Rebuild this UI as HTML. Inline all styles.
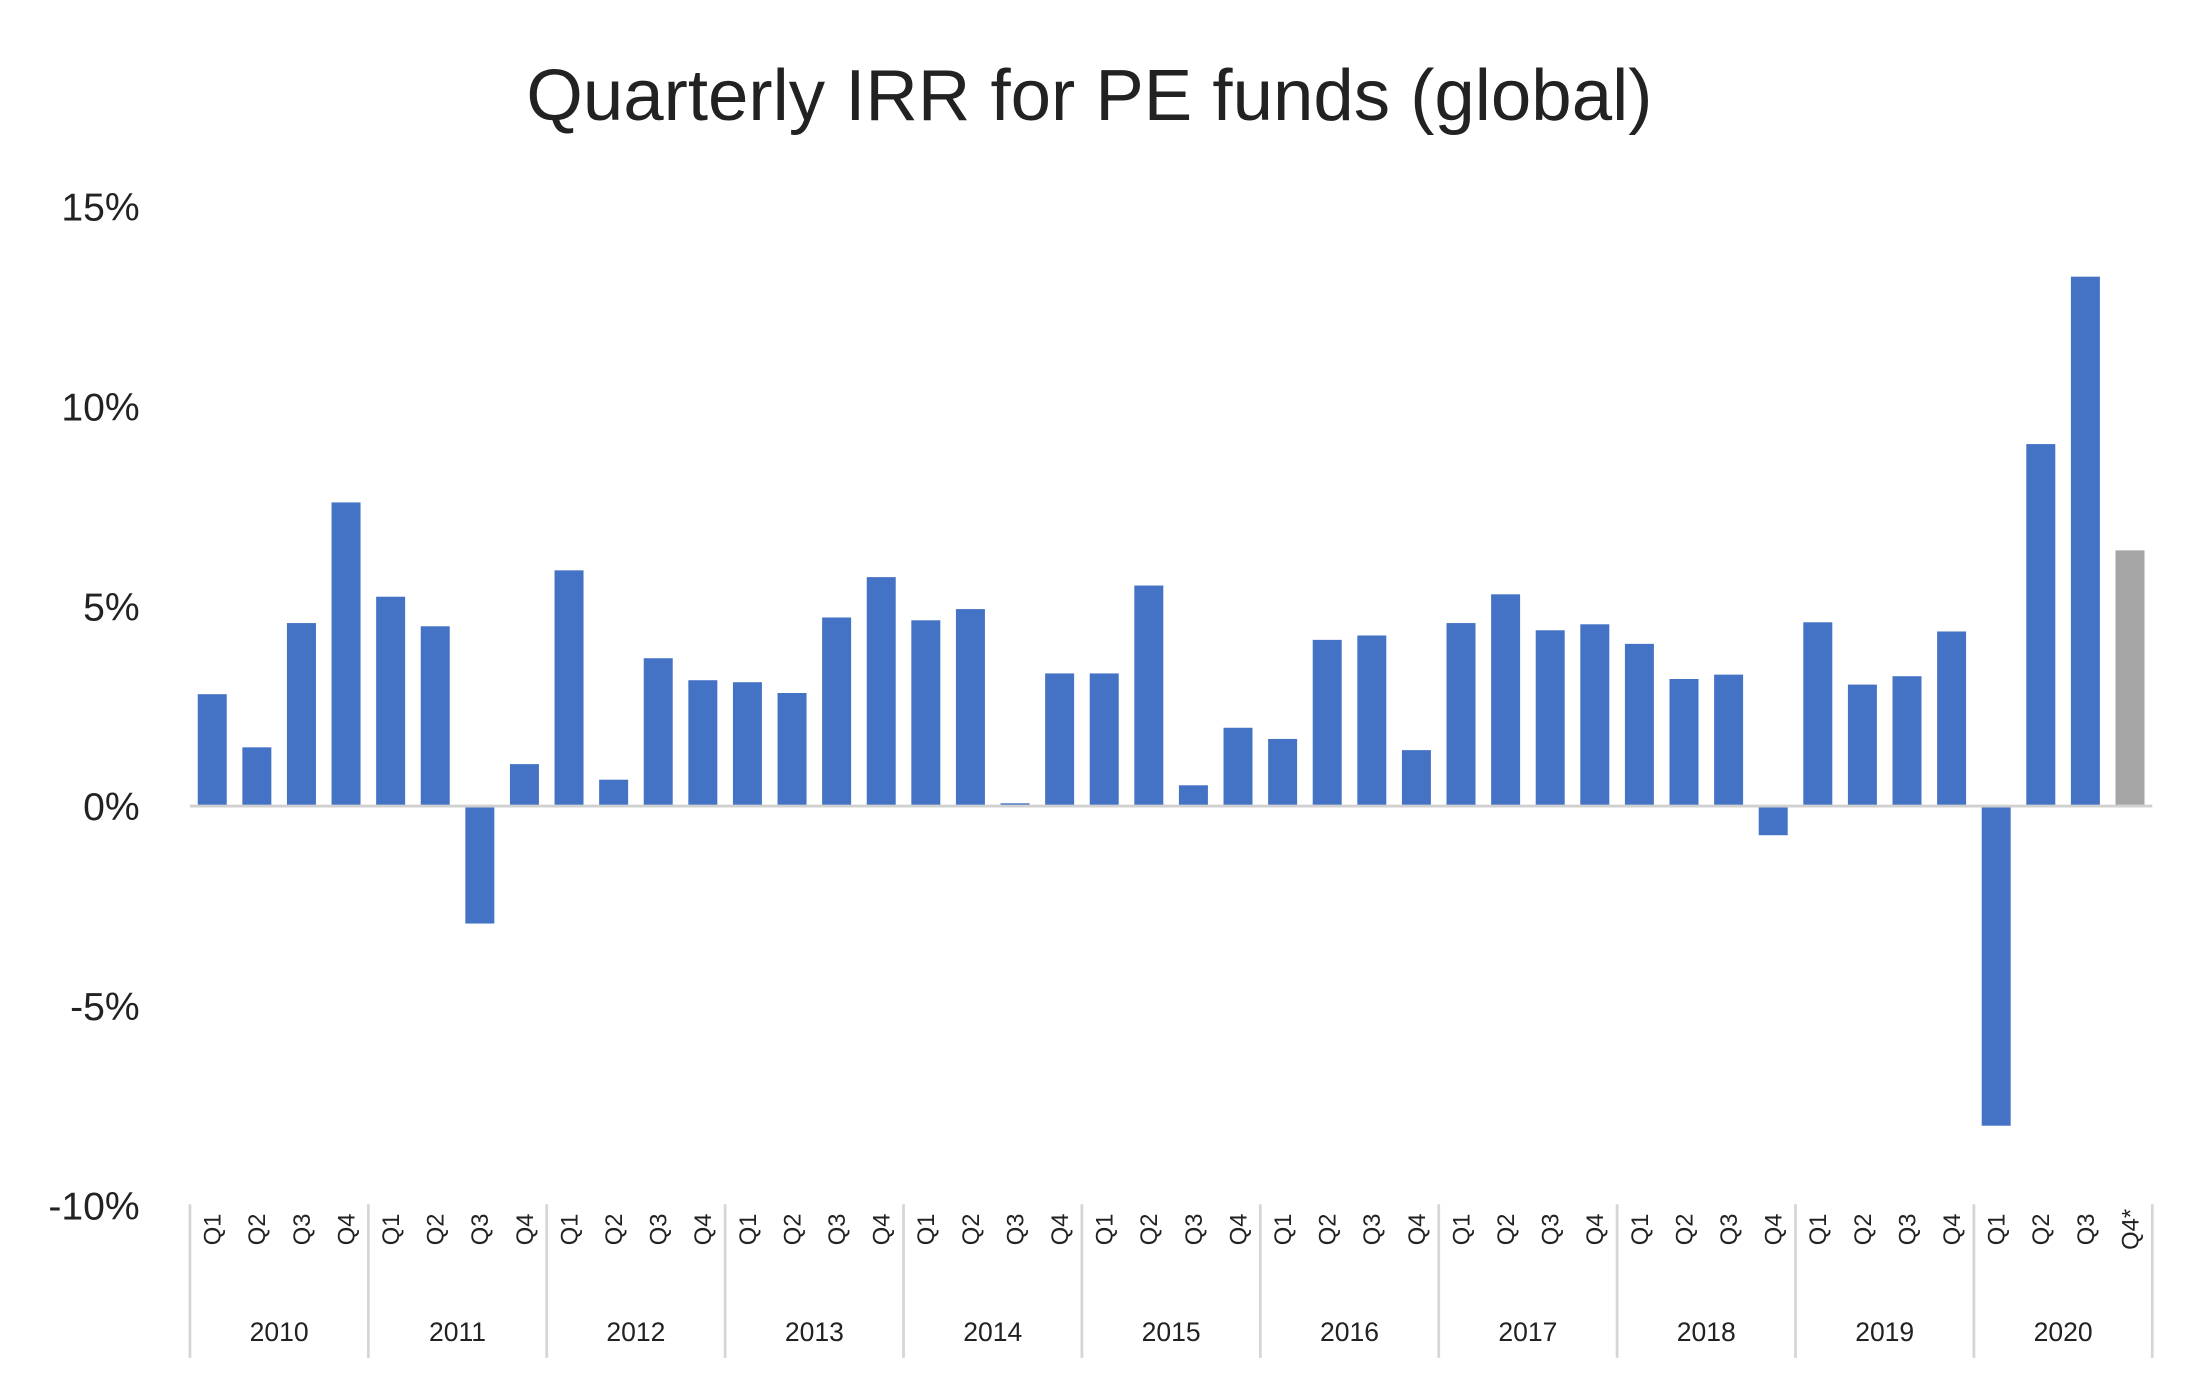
<!DOCTYPE html>
<html><head><meta charset="utf-8"><style>
html,body{margin:0;padding:0;background:#fff;}
svg{display:block;font-family:"Liberation Sans",sans-serif;}
</style></head><body>
<svg id="chart" width="2190" height="1397" viewBox="0 0 1568 1000" preserveAspectRatio="none">
<text x="780" y="86" text-anchor="middle" font-size="52" fill="#222">Quarterly IRR for PE funds (global)</text>
<g id="yaxis"></g>
<g id="bars"></g>
<g id="xaxis"></g>
</svg>
<script>
const years = ["2010","2011","2012","2013","2014","2015","2016","2017","2018","2019","2020"];
const quarters = ["Q1","Q2","Q3","Q4"];
const values = [2.8,1.47,4.58,7.6, 5.24,4.5,-2.94,1.05, 5.9,0.66,3.7,3.15, 3.1,2.83,4.72,5.73, 4.65,4.93,0.07,3.32, 3.32,5.52,0.52,1.96, 1.68,4.16,4.27,1.4, 4.58,5.3,4.4,4.55, 4.06,3.18,3.29,-0.73, 4.6,3.04,3.25,4.37, -8.0,9.06,13.25,6.4];
const estimated = [false,false,false,false, false,false,false,false, false,false,false,false, false,false,false,false, false,false,false,false, false,false,false,false, false,false,false,false, false,false,false,false, false,false,false,false, false,false,false,false, false,false,false,true];
const yTicks = [15,10,5,0,-5,-10];
const yTickLabels = ["15%","10%","5%","0%","-5%","-10%"];

const NS="http://www.w3.org/2000/svg";
const x0=136, x1=1541, zeroY=577, pxPer=28.6;
const n=values.length, band=(x1-x0)/n, bw=band*0.65;
const yScale=v=>zeroY - v*pxPer;
const xScale=i=>x0+band*i;
function mk(tag,attrs,parent){const e=document.createElementNS(NS,tag);for(const k in attrs)e.setAttribute(k,attrs[k]);parent.appendChild(e);return e;}
const ya=document.getElementById('yaxis'), bg=document.getElementById('bars'), xa=document.getElementById('xaxis');
yTicks.forEach((t,i)=>{
  const tx=mk('text',{x:100,y:yScale(t)+10,'text-anchor':'end','font-size':28,fill:'#222'},ya);
  
  
  tx.textContent=yTickLabels[i];
});
values.forEach((v,i)=>{
  const y=Math.min(yScale(v),zeroY), h=Math.abs(yScale(v)-zeroY);
  const r=mk('rect',{x:xScale(i)+(band-bw)/2,y:y,width:bw,height:h,fill:estimated[i]?'#a5a5a5':'#4472c4'},bg);
  
  
});
const zl=mk('line',{x1:x0,x2:x1,y1:zeroY,y2:zeroY,stroke:'#d0d0d0','stroke-width':2},bg);


values.forEach((v,i)=>{
  const q=quarters[i%4]+(estimated[i]?'*':'');
  const cx=xScale(i)+band/2;
  const t=mk('text',{x:0,y:0,'text-anchor':'middle','font-size':17,fill:'#222',transform:`translate(${cx+6},880) rotate(-90)`},xa);
  
  
  t.textContent=q;
});
years.forEach((yr,j)=>{
  const xs=xScale(j*4);
  const l=mk('line',{x1:xs,x2:xs,y1:862,y2:972,stroke:'#d6d6d6','stroke-width':2},xa);
  
  
  const t=mk('text',{x:xs+band*2,y:960,'text-anchor':'middle','font-size':19,fill:'#222'},xa);
  
  
  t.textContent=yr;
});
const le=mk('line',{x1:x1,x2:x1,y1:862,y2:972,stroke:'#d6d6d6','stroke-width':2},xa);


</script>
</body></html>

--------------------------------

*What is asked*. Leave out the pictures and retype every line above exactly.

*Answer to the exercise*.
Rebuild this UI as HTML. Inline all styles.
<!DOCTYPE html>
<html><head><meta charset="utf-8"><style>
html,body{margin:0;padding:0;background:#fff;}
svg{display:block;font-family:"Liberation Sans",sans-serif;}
</style></head><body>
<svg id="chart" width="2190" height="1397" viewBox="0 0 1568 1000" preserveAspectRatio="none">
<text x="780" y="86" text-anchor="middle" font-size="52" fill="#222">Quarterly IRR for PE funds (global)</text>
<g id="yaxis"></g>
<g id="bars"></g>
<g id="xaxis"></g>
</svg>
<script>
const years = ["2010","2011","2012","2013","2014","2015","2016","2017","2018","2019","2020"];
const quarters = ["Q1","Q2","Q3","Q4"];
const values = [2.8,1.47,4.58,7.6, 5.24,4.5,-2.94,1.05, 5.9,0.66,3.7,3.15, 3.1,2.83,4.72,5.73, 4.65,4.93,0.07,3.32, 3.32,5.52,0.52,1.96, 1.68,4.16,4.27,1.4, 4.58,5.3,4.4,4.55, 4.06,3.18,3.29,-0.73, 4.6,3.04,3.25,4.37, -8.0,9.06,13.25,6.4];
const estimated = [false,false,false,false, false,false,false,false, false,false,false,false, false,false,false,false, false,false,false,false, false,false,false,false, false,false,false,false, false,false,false,false, false,false,false,false, false,false,false,false, false,false,false,true];
const yTicks = [15,10,5,0,-5,-10];
const yTickLabels = ["15%","10%","5%","0%","-5%","-10%"];

const NS="http://www.w3.org/2000/svg";
const x0=136, x1=1541, zeroY=577, pxPer=28.6;
const n=values.length, band=(x1-x0)/n, bw=band*0.65;
const yScale=v=>zeroY - v*pxPer;
const xScale=i=>x0+band*i;
function mk(tag,attrs,parent){const e=document.createElementNS(NS,tag);for(const k in attrs)e.setAttribute(k,attrs[k]);parent.appendChild(e);return e;}
const ya=document.getElementById('yaxis'), bg=document.getElementById('bars'), xa=document.getElementById('xaxis');
yTicks.forEach((t,i)=>{
  const tx=mk('text',{x:100,y:yScale(t)+10,'text-anchor':'end','font-size':28,fill:'#222'},ya);
  
  
  tx.textContent=yTickLabels[i];
});
values.forEach((v,i)=>{
  const y=Math.min(yScale(v),zeroY), h=Math.abs(yScale(v)-zeroY);
  const r=mk('rect',{x:xScale(i)+(band-bw)/2,y:y,width:bw,height:h,fill:estimated[i]?'#a5a5a5':'#4472c4'},bg);
  
  
});
const zl=mk('line',{x1:x0,x2:x1,y1:zeroY,y2:zeroY,stroke:'#d0d0d0','stroke-width':2},bg);


values.forEach((v,i)=>{
  const q=quarters[i%4]+(estimated[i]?'*':'');
  const cx=xScale(i)+band/2;
  const t=mk('text',{x:0,y:0,'text-anchor':'middle','font-size':17,fill:'#222',transform:`translate(${cx+6},880) rotate(-90)`},xa);
  
  
  t.textContent=q;
});
years.forEach((yr,j)=>{
  const xs=xScale(j*4);
  const l=mk('line',{x1:xs,x2:xs,y1:862,y2:972,stroke:'#d6d6d6','stroke-width':2},xa);
  
  
  const t=mk('text',{x:xs+band*2,y:960,'text-anchor':'middle','font-size':19,fill:'#222'},xa);
  
  
  t.textContent=yr;
});
const le=mk('line',{x1:x1,x2:x1,y1:862,y2:972,stroke:'#d6d6d6','stroke-width':2},xa);


</script>
</body></html>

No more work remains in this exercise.